◆ **GIVEN PROBLEM**: Quote all of the data exactly as given. Skip every picture it contains.

◆ **DATA SHOWN**:

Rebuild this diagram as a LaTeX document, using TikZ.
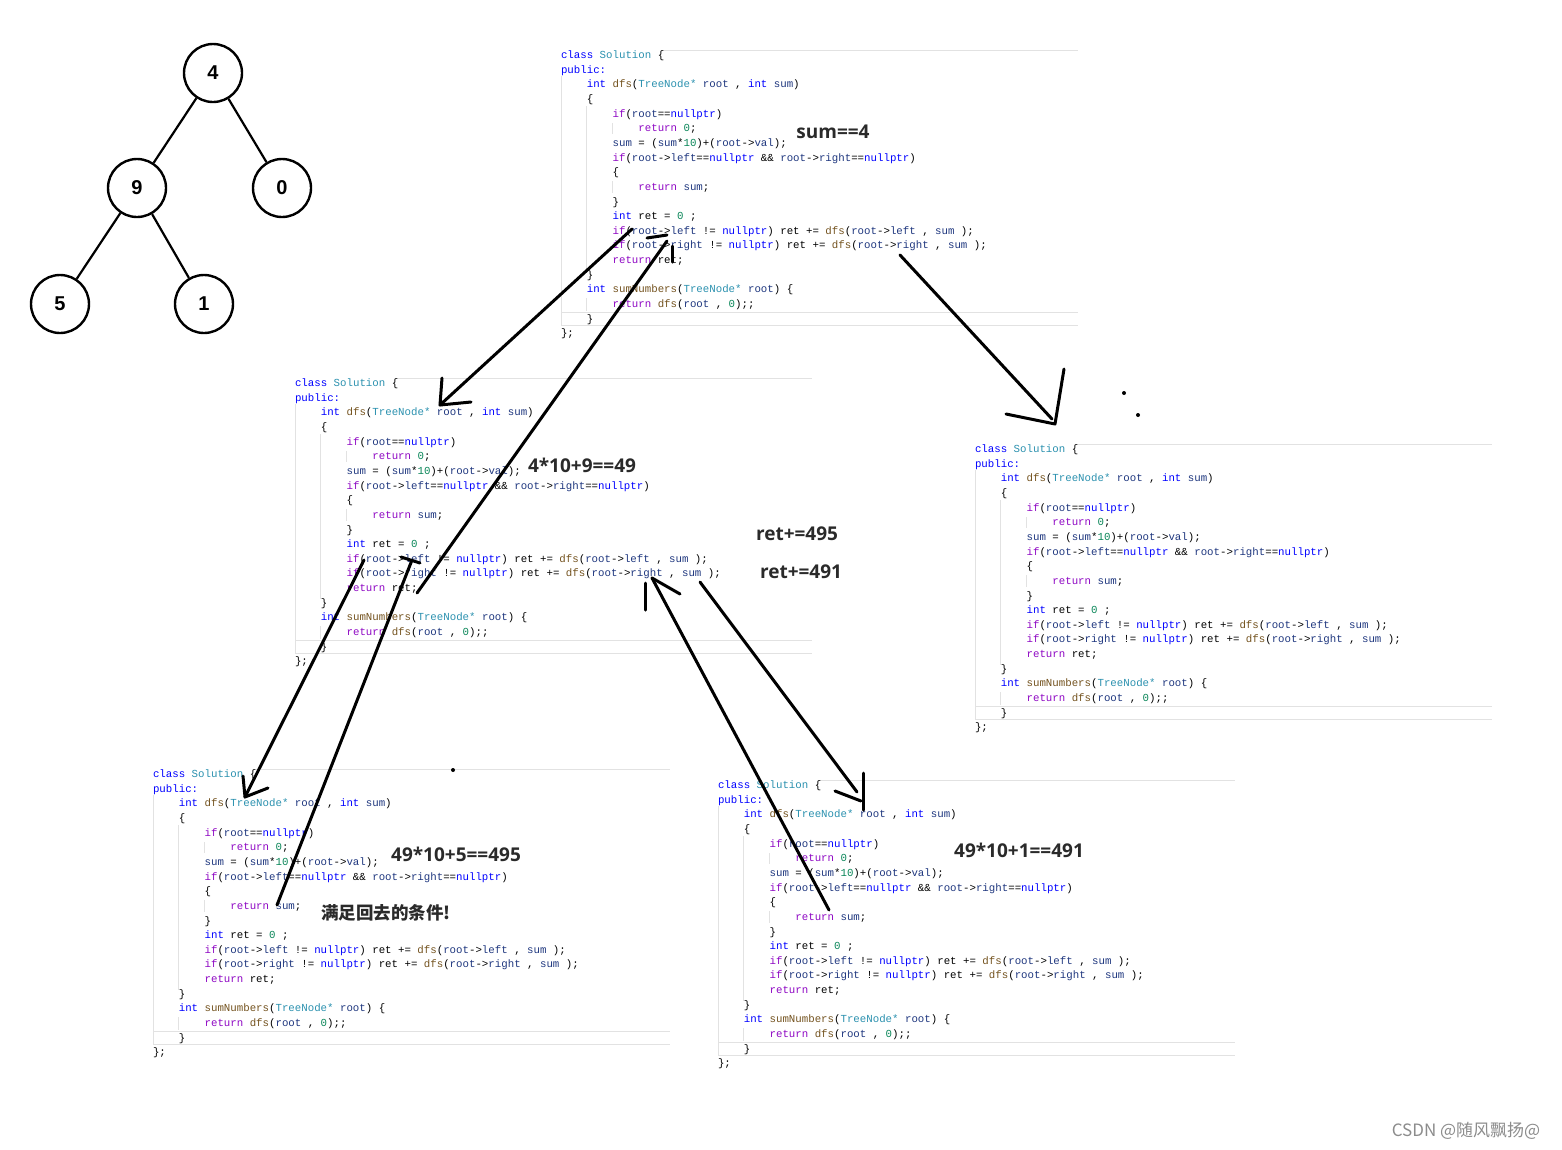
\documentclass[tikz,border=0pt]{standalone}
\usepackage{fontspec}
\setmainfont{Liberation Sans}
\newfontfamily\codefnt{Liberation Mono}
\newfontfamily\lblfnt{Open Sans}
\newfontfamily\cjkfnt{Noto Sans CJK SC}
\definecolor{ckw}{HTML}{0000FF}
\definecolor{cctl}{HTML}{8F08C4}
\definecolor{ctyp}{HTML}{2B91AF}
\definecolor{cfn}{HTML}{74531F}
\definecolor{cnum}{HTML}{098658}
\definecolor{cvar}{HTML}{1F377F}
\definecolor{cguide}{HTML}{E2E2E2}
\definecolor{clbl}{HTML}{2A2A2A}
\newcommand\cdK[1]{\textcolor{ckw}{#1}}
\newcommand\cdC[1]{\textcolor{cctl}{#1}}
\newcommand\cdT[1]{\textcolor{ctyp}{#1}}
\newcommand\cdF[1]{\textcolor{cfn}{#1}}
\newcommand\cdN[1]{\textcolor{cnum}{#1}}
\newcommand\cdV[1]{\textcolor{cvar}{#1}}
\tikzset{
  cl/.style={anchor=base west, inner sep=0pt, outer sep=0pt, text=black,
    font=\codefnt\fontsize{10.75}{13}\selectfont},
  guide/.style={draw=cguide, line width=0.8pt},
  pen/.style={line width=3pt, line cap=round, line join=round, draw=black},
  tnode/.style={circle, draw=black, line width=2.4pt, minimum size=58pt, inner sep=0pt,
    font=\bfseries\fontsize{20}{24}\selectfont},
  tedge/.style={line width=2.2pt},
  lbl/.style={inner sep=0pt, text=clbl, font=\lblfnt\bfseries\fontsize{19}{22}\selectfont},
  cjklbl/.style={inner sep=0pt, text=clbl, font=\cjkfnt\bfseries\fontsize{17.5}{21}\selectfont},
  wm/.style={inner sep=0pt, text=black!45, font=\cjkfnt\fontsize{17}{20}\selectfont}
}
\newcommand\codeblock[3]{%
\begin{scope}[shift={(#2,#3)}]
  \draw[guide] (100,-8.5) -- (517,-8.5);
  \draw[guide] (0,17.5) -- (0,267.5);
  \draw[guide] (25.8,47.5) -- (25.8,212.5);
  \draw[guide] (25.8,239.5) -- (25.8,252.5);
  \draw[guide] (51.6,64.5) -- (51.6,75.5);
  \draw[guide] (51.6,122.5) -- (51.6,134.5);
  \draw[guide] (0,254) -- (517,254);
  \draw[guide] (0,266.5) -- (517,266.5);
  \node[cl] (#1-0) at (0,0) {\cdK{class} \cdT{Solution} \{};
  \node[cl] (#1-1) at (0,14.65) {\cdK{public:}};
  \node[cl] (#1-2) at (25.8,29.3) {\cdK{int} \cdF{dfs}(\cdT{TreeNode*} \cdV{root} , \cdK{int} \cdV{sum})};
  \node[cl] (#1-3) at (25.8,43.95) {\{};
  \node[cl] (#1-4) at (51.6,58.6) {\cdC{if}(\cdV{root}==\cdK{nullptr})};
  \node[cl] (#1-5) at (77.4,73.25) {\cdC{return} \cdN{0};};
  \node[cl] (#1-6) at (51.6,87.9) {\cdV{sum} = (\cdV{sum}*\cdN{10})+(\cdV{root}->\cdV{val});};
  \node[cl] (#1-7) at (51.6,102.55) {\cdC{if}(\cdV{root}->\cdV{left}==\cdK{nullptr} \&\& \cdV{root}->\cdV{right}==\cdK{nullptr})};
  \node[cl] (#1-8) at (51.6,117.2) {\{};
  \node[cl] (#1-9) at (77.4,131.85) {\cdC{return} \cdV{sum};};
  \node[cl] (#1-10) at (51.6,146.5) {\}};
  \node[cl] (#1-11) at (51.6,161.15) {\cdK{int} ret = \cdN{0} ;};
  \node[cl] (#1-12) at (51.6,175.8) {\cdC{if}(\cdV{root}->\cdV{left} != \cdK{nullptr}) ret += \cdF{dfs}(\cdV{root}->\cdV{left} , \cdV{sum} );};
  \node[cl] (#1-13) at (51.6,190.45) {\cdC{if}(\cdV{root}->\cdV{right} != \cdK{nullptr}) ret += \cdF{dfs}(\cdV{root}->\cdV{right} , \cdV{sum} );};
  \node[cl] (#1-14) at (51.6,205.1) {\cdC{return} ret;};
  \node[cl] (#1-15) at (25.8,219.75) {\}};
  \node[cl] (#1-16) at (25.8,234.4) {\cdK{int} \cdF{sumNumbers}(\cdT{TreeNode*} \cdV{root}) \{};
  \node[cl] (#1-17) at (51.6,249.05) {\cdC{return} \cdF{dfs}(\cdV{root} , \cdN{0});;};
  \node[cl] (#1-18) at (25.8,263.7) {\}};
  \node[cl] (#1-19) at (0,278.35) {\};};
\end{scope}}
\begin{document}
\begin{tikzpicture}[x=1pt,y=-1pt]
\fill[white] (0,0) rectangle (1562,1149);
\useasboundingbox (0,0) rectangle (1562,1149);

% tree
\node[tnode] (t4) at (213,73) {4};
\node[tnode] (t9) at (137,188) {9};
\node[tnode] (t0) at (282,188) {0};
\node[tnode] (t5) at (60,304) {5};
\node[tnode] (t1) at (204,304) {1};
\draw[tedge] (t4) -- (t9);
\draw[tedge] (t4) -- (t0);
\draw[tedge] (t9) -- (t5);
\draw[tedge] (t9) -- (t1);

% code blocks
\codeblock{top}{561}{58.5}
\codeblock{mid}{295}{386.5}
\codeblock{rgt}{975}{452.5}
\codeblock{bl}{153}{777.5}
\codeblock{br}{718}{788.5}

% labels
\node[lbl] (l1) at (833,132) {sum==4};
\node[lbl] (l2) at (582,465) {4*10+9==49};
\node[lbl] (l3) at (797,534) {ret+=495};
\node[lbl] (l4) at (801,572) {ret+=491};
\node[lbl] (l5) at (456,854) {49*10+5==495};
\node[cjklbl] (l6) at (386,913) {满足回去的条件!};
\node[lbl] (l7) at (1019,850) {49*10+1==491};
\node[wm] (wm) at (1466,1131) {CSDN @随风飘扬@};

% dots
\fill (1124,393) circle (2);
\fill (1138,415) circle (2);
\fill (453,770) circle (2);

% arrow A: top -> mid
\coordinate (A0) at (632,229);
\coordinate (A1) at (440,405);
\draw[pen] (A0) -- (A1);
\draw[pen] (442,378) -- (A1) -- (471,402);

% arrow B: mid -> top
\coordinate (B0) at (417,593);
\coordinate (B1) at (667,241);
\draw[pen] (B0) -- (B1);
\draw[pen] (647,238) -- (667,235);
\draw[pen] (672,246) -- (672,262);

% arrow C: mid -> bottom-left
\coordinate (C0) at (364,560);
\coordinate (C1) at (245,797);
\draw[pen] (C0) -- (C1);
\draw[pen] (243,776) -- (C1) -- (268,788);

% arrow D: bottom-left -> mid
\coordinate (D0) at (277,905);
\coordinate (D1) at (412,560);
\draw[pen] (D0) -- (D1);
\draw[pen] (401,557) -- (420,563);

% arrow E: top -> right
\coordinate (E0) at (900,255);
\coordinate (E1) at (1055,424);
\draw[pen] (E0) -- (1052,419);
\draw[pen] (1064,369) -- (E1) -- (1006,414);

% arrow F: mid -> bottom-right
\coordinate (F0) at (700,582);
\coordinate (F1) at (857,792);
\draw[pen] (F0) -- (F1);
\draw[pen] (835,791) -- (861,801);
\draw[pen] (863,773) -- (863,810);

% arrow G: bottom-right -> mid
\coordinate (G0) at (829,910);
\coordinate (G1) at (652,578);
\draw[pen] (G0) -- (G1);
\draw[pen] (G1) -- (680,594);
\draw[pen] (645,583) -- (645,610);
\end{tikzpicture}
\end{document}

◆ **OUTPUT OF THE EXERCISE**:
Rebuild this diagram as a LaTeX document, using TikZ.
\documentclass[tikz,border=0pt]{standalone}
\usepackage{fontspec}
\setmainfont{Liberation Sans}
\newfontfamily\codefnt{Liberation Mono}
\newfontfamily\lblfnt{Open Sans}
\newfontfamily\cjkfnt{Noto Sans CJK SC}
\definecolor{ckw}{HTML}{0000FF}
\definecolor{cctl}{HTML}{8F08C4}
\definecolor{ctyp}{HTML}{2B91AF}
\definecolor{cfn}{HTML}{74531F}
\definecolor{cnum}{HTML}{098658}
\definecolor{cvar}{HTML}{1F377F}
\definecolor{cguide}{HTML}{E2E2E2}
\definecolor{clbl}{HTML}{2A2A2A}
\newcommand\cdK[1]{\textcolor{ckw}{#1}}
\newcommand\cdC[1]{\textcolor{cctl}{#1}}
\newcommand\cdT[1]{\textcolor{ctyp}{#1}}
\newcommand\cdF[1]{\textcolor{cfn}{#1}}
\newcommand\cdN[1]{\textcolor{cnum}{#1}}
\newcommand\cdV[1]{\textcolor{cvar}{#1}}
\tikzset{
  cl/.style={anchor=base west, inner sep=0pt, outer sep=0pt, text=black,
    font=\codefnt\fontsize{10.75}{13}\selectfont},
  guide/.style={draw=cguide, line width=0.8pt},
  pen/.style={line width=3pt, line cap=round, line join=round, draw=black},
  tnode/.style={circle, draw=black, line width=2.4pt, minimum size=58pt, inner sep=0pt,
    font=\bfseries\fontsize{20}{24}\selectfont},
  tedge/.style={line width=2.2pt},
  lbl/.style={inner sep=0pt, text=clbl, font=\lblfnt\bfseries\fontsize{19}{22}\selectfont},
  cjklbl/.style={inner sep=0pt, text=clbl, font=\cjkfnt\bfseries\fontsize{17.5}{21}\selectfont},
  wm/.style={inner sep=0pt, text=black!45, font=\cjkfnt\fontsize{17}{20}\selectfont}
}
\newcommand\codeblock[3]{%
\begin{scope}[shift={(#2,#3)}]
  \draw[guide] (100,-8.5) -- (517,-8.5);
  \draw[guide] (0,17.5) -- (0,267.5);
  \draw[guide] (25.8,47.5) -- (25.8,212.5);
  \draw[guide] (25.8,239.5) -- (25.8,252.5);
  \draw[guide] (51.6,64.5) -- (51.6,75.5);
  \draw[guide] (51.6,122.5) -- (51.6,134.5);
  \draw[guide] (0,254) -- (517,254);
  \draw[guide] (0,266.5) -- (517,266.5);
  \node[cl] (#1-0) at (0,0) {\cdK{class} \cdT{Solution} \{};
  \node[cl] (#1-1) at (0,14.65) {\cdK{public:}};
  \node[cl] (#1-2) at (25.8,29.3) {\cdK{int} \cdF{dfs}(\cdT{TreeNode*} \cdV{root} , \cdK{int} \cdV{sum})};
  \node[cl] (#1-3) at (25.8,43.95) {\{};
  \node[cl] (#1-4) at (51.6,58.6) {\cdC{if}(\cdV{root}==\cdK{nullptr})};
  \node[cl] (#1-5) at (77.4,73.25) {\cdC{return} \cdN{0};};
  \node[cl] (#1-6) at (51.6,87.9) {\cdV{sum} = (\cdV{sum}*\cdN{10})+(\cdV{root}->\cdV{val});};
  \node[cl] (#1-7) at (51.6,102.55) {\cdC{if}(\cdV{root}->\cdV{left}==\cdK{nullptr} \&\& \cdV{root}->\cdV{right}==\cdK{nullptr})};
  \node[cl] (#1-8) at (51.6,117.2) {\{};
  \node[cl] (#1-9) at (77.4,131.85) {\cdC{return} \cdV{sum};};
  \node[cl] (#1-10) at (51.6,146.5) {\}};
  \node[cl] (#1-11) at (51.6,161.15) {\cdK{int} ret = \cdN{0} ;};
  \node[cl] (#1-12) at (51.6,175.8) {\cdC{if}(\cdV{root}->\cdV{left} != \cdK{nullptr}) ret += \cdF{dfs}(\cdV{root}->\cdV{left} , \cdV{sum} );};
  \node[cl] (#1-13) at (51.6,190.45) {\cdC{if}(\cdV{root}->\cdV{right} != \cdK{nullptr}) ret += \cdF{dfs}(\cdV{root}->\cdV{right} , \cdV{sum} );};
  \node[cl] (#1-14) at (51.6,205.1) {\cdC{return} ret;};
  \node[cl] (#1-15) at (25.8,219.75) {\}};
  \node[cl] (#1-16) at (25.8,234.4) {\cdK{int} \cdF{sumNumbers}(\cdT{TreeNode*} \cdV{root}) \{};
  \node[cl] (#1-17) at (51.6,249.05) {\cdC{return} \cdF{dfs}(\cdV{root} , \cdN{0});;};
  \node[cl] (#1-18) at (25.8,263.7) {\}};
  \node[cl] (#1-19) at (0,278.35) {\};};
\end{scope}}
\begin{document}
\begin{tikzpicture}[x=1pt,y=-1pt]
\fill[white] (0,0) rectangle (1562,1149);
\useasboundingbox (0,0) rectangle (1562,1149);

% tree
\node[tnode] (t4) at (213,73) {4};
\node[tnode] (t9) at (137,188) {9};
\node[tnode] (t0) at (282,188) {0};
\node[tnode] (t5) at (60,304) {5};
\node[tnode] (t1) at (204,304) {1};
\draw[tedge] (t4) -- (t9);
\draw[tedge] (t4) -- (t0);
\draw[tedge] (t9) -- (t5);
\draw[tedge] (t9) -- (t1);

% code blocks
\codeblock{top}{561}{58.5}
\codeblock{mid}{295}{386.5}
\codeblock{rgt}{975}{452.5}
\codeblock{bl}{153}{777.5}
\codeblock{br}{718}{788.5}

% labels
\node[lbl] (l1) at (833,132) {sum==4};
\node[lbl] (l2) at (582,465) {4*10+9==49};
\node[lbl] (l3) at (797,534) {ret+=495};
\node[lbl] (l4) at (801,572) {ret+=491};
\node[lbl] (l5) at (456,854) {49*10+5==495};
\node[cjklbl] (l6) at (386,913) {满足回去的条件!};
\node[lbl] (l7) at (1019,850) {49*10+1==491};
\node[wm] (wm) at (1466,1131) {CSDN @随风飘扬@};

% dots
\fill (1124,393) circle (2);
\fill (1138,415) circle (2);
\fill (453,770) circle (2);

% arrow A: top -> mid
\coordinate (A0) at (632,229);
\coordinate (A1) at (440,405);
\draw[pen] (A0) -- (A1);
\draw[pen] (442,378) -- (A1) -- (471,402);

% arrow B: mid -> top
\coordinate (B0) at (417,593);
\coordinate (B1) at (667,241);
\draw[pen] (B0) -- (B1);
\draw[pen] (647,238) -- (667,235);
\draw[pen] (672,246) -- (672,262);

% arrow C: mid -> bottom-left
\coordinate (C0) at (364,560);
\coordinate (C1) at (245,797);
\draw[pen] (C0) -- (C1);
\draw[pen] (243,776) -- (C1) -- (268,788);

% arrow D: bottom-left -> mid
\coordinate (D0) at (277,905);
\coordinate (D1) at (412,560);
\draw[pen] (D0) -- (D1);
\draw[pen] (401,557) -- (420,563);

% arrow E: top -> right
\coordinate (E0) at (900,255);
\coordinate (E1) at (1055,424);
\draw[pen] (E0) -- (1052,419);
\draw[pen] (1064,369) -- (E1) -- (1006,414);

% arrow F: mid -> bottom-right
\coordinate (F0) at (700,582);
\coordinate (F1) at (857,792);
\draw[pen] (F0) -- (F1);
\draw[pen] (835,791) -- (861,801);
\draw[pen] (863,773) -- (863,810);

% arrow G: bottom-right -> mid
\coordinate (G0) at (829,910);
\coordinate (G1) at (652,578);
\draw[pen] (G0) -- (G1);
\draw[pen] (G1) -- (680,594);
\draw[pen] (645,583) -- (645,610);
\end{tikzpicture}
\end{document}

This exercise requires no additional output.